The increased scrutiny of banks’ security has driven people to consider a wider range of financial institutions to use within their Sipp, according to MacKay, while plummeting interest rates have urged others to consider cautious investments other than cash.
But he says volatile markets have had the biggest impact, egging on the more adventurous Sipp investor to start trading more actively, resulting in record trading levels for the firm.
He says: “We are seeing huge activity in terms of trades where people are trying to benefit from big falls in the market.
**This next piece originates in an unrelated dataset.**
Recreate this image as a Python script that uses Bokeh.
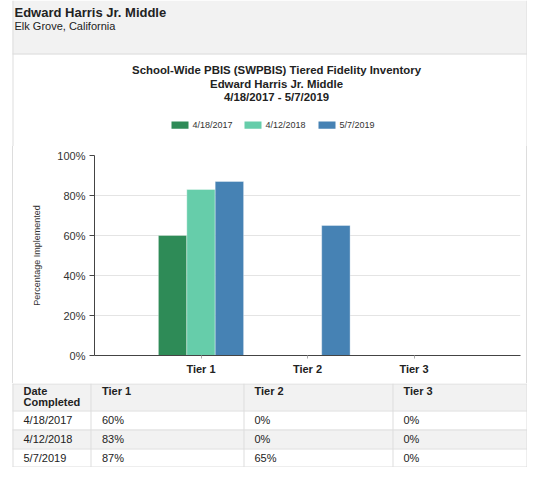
from bokeh.plotting import figure
from bokeh.models import (Range1d, FactorRange, FixedTicker, PrintfTickFormatter,
                          Spacer, ColumnDataSource)
from bokeh.layouts import column, row
from bokeh.transform import dodge
from bokeh.core.properties import value
from bokeh.embed import file_html
from bokeh.resources import INLINE

# ---------------- data ----------------
school_name = "Edward Harris Jr. Middle"
school_location = "Elk Grove, California"
chart_title = "School-Wide PBIS (SWPBIS) Tiered Fidelity Inventory"
tiers = ["Tier 1", "Tier 2", "Tier 3"]
dates = ["4/18/2017", "4/12/2018", "5/7/2019"]
pct_2017 = [60, 0, 0]
pct_2018 = [83, 0, 0]
pct_2019 = [87, 65, 0]
colors = ["#2E8B57", "#66CDAA", "#4682B4"]
y_ticks = [0, 20, 40, 60, 80, 100]
y_axis_label = "Percentage Implemented"
table_first_header = "Date Completed"

# ---------------- style / layout ----------------
FONT = "Liberation Sans"
BORDER = "#dddddd"
GRAY = "#f2f2f2"
TEXT = "#222222"
W = 527
LEFT_EDGE, RIGHT_EDGE = 12.5, 526.5
TOP_H, CHART_H, TABLE_H = 146, 237, 84
TEXT_DY = -4  # baseline correction for rendered text


def blank(width, height, y0, y1):
    f = figure(width=width, height=height, x_range=Range1d(0, width), y_range=Range1d(y1, y0),
               output_backend="svg", toolbar_location=None, min_border=0,
               x_axis_type=None, y_axis_type=None)
    f.outline_line_color = None
    f.grid.visible = False
    return f


def txt(f, x, y, s, size="11px", bold=False, align="left", color=TEXT):
    f.text(x=[x], y=[y + TEXT_DY], text=[s], text_font=value(FONT), text_font_size=size,
           text_font_style="bold" if bold else "normal", text_color=color,
           text_baseline="alphabetic", text_align=align)


# ---------------- header, chart titles, legend ----------------
top = blank(W, TOP_H, 0, TOP_H)
top.quad(left=12, right=W, top=0, bottom=54, fill_color=GRAY, line_color=None)
top.segment(x0=[LEFT_EDGE, RIGHT_EDGE, 12], y0=[0, 0, 53.5],
            x1=[LEFT_EDGE, RIGHT_EDGE, W], y1=[TOP_H, TOP_H, 53.5],
            line_color=BORDER, line_width=1)
txt(top, 14, 16, school_name, size="13px", bold=True)
txt(top, 14, 29, school_location, size="11px")

title_lines = [chart_title, school_name, f"{dates[0]} - {dates[-1]}"]
for line, base in zip(title_lines, [73.4, 87.3, 100.8]):
    txt(top, 276, base, line, size="11.4px", bold=True, align="center")

legend_x = [171, 244, 318]
for lx, lab, c in zip(legend_x, dates, colors):
    top.quad(left=lx, right=lx + 17, top=121, bottom=128.3, fill_color=c, line_color=None)
    txt(top, lx + 21, 128.4, lab, size="9px", color="#333333")

# ---------------- chart ----------------
FRAME_L, FRAME_R = 94, 520
FRAME_T, FRAME_B = 155, 355
chart_left = 13
chart_w = W - chart_left - 1
src = ColumnDataSource(dict(tier=tiers, d0=pct_2017, d1=pct_2018, d2=pct_2019))
p = figure(width=chart_w, height=CHART_H,
           x_range=FactorRange(*tiers, range_padding=1/3, range_padding_units="percent"),
           y_range=Range1d(0, 100), output_backend="svg", toolbar_location=None,
           min_border_left=FRAME_L - chart_left,
           min_border_right=chart_left + chart_w - FRAME_R,
           min_border_top=FRAME_T - TOP_H,
           min_border_bottom=TOP_H + CHART_H - FRAME_B)
p.outline_line_color = None
p.xgrid.visible = False
p.ygrid.grid_line_color = "#e4e4e4"
p.ygrid.ticker = FixedTicker(ticks=y_ticks)

bw = 0.8 / len(dates)
for i, (col, c) in enumerate(zip(["d0", "d1", "d2"], colors)):
    off = (i - (len(dates) - 1) / 2) * bw
    p.vbar(x=dodge("tier", off, range=p.x_range), top=col, width=bw, source=src,
           fill_color=c, line_color="white", line_alpha=0.35)

ya = p.yaxis[0]
ya.ticker = FixedTicker(ticks=y_ticks)
ya.formatter = PrintfTickFormatter(format="%d%%")
ya.axis_label = y_axis_label
ya.axis_label_text_font = FONT
ya.axis_label_text_font_size = "9px"
ya.axis_label_text_font_style = "normal"
ya.axis_label_text_color = "#333333"
ya.axis_label_standoff = 12
ya.major_label_text_font = FONT
ya.major_label_text_font_size = "11px"
ya.major_label_text_color = "#333333"
ya.major_label_standoff = 4
ya.major_tick_out = 5
ya.major_tick_in = 0
ya.minor_tick_out = 0
ya.minor_tick_in = 0
ya.axis_line_color = "#444444"
ya.major_tick_line_color = "#444444"

xa = p.xaxis[0]
xa.major_label_text_font = FONT
xa.major_label_text_font_size = "11px"
xa.major_label_text_font_style = "bold"
xa.major_label_text_color = TEXT
xa.major_label_standoff = 4
xa.major_tick_out = 3
xa.major_tick_in = 0
xa.axis_line_color = "#444444"
xa.major_tick_line_color = "#aaaaaa"

edge_l = Spacer(width=12, height=CHART_H)
edge_b1 = Spacer(width=1, height=CHART_H, styles={"background-color": BORDER})
edge_b2 = Spacer(width=1, height=CHART_H, styles={"background-color": BORDER})
chart_row = row(edge_l, edge_b1, p, edge_b2, spacing=0)

# ---------------- table ----------------
T0 = TOP_H + CHART_H
tb = blank(W, TABLE_H, T0, T0 + TABLE_H)
row_edges = [T0, T0 + 27, T0 + 46, T0 + 65, T0 + 83.5]
col_edges = [LEFT_EDGE, 90.5, 243.5, 392.5, RIGHT_EDGE]
text_x = [23, 101.5, 254, 403]
tb.quad(left=12, right=W, top=[row_edges[0], row_edges[2]], bottom=[row_edges[1], row_edges[3]],
        fill_color=GRAY, line_color=None)
hl = [r + 0.5 for r in row_edges[:-1]] + [row_edges[-1]]
tb.segment(x0=12, x1=W, y0=hl, y1=hl, line_color=BORDER, line_width=1)
tb.segment(x0=col_edges, x1=col_edges, y0=T0, y1=T0 + TABLE_H, line_color=BORDER, line_width=1)

w1, w2 = table_first_header.split(" ", 1)
txt(tb, text_x[0], T0 + 11.2, w1, bold=True)
txt(tb, text_x[0], T0 + 22.5, w2, bold=True)
for x, t in zip(text_x[1:], tiers):
    txt(tb, x, T0 + 11.5, t, bold=True)
series = [pct_2017, pct_2018, pct_2019]
for r, (d, vals) in enumerate(zip(dates, series)):
    base = row_edges[r + 1] + 13.3
    txt(tb, text_x[0], base, d)
    for x, v in zip(text_x[1:], vals):
        txt(tb, x, base, f"{v}%")

layout = column(top, chart_row, tb, spacing=0)
open("out.html", "w").write(file_html(layout, INLINE))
In October, there were a number of days where the markets fell substantially, and on those days we saw record trading levels.
“It shows that the Sipp structure works in scenarios where clients want to spread their cash as well as for clients who see the fall in the market as an opportunity. Largely Sipps have the product structure which allows them to operate across all market conditions from cautious to aggressive and very few products can actually do that.”
According to MacKay, the Sipp market will come out of the FSA’s recent thematic review into pension switching relatively unscathed.
The regulator reviewed 500 pension-switching sales at 30 sample firms and found unsuitable advice was given in 16 per cent of cases and that a quarter of firms were misselling more than a third of the time.
MacKay says that while there may be a period of uncertainty around Sipps and lessons will have to be learnt by both advisers and providers, there remains a strong case for consolidating different pension funds in a Sipp.
He says the FSA should detail how many cases of misselling involved transferring into a Sipp rather than a personal pension, as he believes the Sipp industry has been unduly lumped with the blame. He says the key focus has to be on suitability not on whether Sipps are good or bad.
He says: “People will obviously have to learn lessons. There will be a period of uncertainty where people will still look to suggest that the issues are entirely with Sipps and I do not believe that is the case. The challenge is for advisers to make sure their suitability process is robust. There are billions of pounds worth of cash sitting in old products such as closed with-profits funds, which may not have added to their fund range for 15 years. There is still a strong argument for consolidating and a Sipp is still a good choice for many people.”
Mackay says he does not agree with some predictions that there will be a flurry of Sipp provider consolidations in 2009.
He says: “My gut feeling is that at the moment you will not see any consolidation because the market has been so volatile. I think it will be a prudent year where people will be very careful about how they spend their capital. I would not foresee many acquisitions, it will probably be a year for talk and speculation rather than action in this area.”